## Problem details
Gather all lines in the entries below that include the word "drawn".

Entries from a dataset

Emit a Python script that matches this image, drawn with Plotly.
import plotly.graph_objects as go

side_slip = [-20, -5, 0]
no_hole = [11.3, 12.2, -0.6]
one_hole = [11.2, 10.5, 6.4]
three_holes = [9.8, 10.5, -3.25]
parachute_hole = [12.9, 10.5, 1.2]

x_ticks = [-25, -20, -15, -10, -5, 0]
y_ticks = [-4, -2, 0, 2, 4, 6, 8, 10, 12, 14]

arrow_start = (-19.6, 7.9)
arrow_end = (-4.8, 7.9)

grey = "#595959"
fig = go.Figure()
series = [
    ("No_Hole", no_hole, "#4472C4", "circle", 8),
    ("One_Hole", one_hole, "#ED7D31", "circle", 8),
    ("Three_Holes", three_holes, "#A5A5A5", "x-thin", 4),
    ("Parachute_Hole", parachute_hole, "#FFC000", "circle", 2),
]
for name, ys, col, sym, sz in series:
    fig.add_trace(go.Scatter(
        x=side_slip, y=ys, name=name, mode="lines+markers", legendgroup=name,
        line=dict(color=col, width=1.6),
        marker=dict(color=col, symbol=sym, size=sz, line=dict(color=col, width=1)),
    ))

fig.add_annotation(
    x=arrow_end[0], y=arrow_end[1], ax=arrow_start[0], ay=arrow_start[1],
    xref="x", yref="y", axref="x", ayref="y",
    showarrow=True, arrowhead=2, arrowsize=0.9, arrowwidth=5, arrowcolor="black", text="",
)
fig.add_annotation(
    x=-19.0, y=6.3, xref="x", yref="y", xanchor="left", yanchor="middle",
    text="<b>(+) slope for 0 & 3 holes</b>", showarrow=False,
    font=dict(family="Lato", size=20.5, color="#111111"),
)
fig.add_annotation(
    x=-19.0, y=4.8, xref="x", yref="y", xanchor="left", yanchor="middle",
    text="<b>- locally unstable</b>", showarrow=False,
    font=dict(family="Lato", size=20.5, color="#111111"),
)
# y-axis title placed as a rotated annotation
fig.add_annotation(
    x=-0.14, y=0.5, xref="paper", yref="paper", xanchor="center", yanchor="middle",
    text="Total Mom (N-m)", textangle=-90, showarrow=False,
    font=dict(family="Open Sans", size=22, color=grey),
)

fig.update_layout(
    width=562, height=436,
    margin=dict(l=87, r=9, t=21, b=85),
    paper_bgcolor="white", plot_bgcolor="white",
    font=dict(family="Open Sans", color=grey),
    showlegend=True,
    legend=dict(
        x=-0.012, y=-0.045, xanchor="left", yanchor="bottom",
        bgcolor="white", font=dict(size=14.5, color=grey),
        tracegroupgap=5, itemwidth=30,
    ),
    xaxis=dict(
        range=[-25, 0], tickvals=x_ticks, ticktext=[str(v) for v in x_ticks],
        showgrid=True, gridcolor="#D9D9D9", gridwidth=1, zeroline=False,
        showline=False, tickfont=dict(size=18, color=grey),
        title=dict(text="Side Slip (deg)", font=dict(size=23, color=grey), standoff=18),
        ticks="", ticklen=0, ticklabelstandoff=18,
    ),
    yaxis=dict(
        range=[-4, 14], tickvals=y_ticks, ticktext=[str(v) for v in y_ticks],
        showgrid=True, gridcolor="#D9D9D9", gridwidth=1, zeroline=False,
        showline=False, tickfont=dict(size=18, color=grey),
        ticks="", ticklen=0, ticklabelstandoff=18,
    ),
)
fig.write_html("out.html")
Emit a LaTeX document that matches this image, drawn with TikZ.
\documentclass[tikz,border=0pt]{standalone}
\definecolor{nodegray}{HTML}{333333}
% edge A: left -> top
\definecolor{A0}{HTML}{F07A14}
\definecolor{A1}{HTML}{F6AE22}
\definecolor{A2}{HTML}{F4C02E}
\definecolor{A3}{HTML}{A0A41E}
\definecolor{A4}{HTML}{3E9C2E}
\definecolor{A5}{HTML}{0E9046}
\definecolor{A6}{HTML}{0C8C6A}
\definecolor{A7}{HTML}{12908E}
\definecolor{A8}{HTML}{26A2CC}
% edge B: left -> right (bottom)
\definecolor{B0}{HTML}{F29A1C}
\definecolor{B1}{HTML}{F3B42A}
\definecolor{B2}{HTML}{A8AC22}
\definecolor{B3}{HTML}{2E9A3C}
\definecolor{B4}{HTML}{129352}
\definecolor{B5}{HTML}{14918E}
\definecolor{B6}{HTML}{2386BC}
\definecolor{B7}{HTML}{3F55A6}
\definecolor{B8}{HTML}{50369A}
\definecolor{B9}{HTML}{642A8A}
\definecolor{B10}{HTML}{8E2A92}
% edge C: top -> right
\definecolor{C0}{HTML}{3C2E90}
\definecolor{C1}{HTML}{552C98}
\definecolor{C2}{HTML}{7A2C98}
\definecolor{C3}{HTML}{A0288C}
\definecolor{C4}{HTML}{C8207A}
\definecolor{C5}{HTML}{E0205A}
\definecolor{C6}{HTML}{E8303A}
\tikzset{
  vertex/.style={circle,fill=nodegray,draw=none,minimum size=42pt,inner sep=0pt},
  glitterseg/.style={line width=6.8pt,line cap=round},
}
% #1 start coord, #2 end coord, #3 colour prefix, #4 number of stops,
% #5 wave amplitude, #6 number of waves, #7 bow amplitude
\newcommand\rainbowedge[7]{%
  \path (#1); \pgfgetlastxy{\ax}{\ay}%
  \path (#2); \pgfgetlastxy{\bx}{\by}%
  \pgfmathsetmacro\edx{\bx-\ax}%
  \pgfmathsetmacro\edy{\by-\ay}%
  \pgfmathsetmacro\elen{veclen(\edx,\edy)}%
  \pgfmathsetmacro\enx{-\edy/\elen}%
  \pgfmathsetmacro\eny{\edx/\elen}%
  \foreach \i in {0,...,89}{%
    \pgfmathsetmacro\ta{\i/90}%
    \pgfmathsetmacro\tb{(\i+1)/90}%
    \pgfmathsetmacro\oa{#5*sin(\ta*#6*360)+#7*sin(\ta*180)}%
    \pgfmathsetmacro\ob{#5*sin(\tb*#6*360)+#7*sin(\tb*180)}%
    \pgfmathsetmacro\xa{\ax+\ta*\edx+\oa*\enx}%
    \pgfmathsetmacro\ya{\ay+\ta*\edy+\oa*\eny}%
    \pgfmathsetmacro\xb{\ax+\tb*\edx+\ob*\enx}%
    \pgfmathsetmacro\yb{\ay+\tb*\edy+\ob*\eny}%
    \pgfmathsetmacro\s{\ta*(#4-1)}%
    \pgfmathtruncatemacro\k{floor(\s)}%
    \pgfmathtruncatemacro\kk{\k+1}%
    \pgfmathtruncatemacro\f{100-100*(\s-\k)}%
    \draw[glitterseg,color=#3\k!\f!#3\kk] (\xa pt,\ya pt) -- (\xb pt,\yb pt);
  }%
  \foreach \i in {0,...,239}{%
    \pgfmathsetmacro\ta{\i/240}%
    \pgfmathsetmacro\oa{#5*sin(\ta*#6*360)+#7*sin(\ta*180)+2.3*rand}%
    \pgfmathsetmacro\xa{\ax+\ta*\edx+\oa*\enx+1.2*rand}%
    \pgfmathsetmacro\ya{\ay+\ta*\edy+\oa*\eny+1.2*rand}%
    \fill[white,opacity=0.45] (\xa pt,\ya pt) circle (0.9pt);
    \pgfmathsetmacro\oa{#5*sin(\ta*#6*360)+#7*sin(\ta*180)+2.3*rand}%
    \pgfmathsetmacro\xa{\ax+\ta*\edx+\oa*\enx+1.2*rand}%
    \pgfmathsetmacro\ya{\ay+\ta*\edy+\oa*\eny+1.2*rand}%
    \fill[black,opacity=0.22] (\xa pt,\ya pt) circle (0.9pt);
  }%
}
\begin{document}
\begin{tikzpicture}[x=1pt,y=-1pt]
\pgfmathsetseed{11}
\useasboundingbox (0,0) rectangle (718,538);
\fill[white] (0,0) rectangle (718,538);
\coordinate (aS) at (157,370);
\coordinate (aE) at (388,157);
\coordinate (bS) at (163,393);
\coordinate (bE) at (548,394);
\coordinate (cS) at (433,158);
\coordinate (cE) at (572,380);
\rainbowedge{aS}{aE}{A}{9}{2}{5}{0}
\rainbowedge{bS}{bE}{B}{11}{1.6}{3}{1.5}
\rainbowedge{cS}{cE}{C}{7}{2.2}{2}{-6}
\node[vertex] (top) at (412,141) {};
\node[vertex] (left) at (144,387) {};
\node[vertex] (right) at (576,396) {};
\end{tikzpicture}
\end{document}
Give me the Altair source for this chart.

## Exercise response
Emit a Python script that matches this image, drawn with Plotly.
Emit a LaTeX document that matches this image, drawn with TikZ.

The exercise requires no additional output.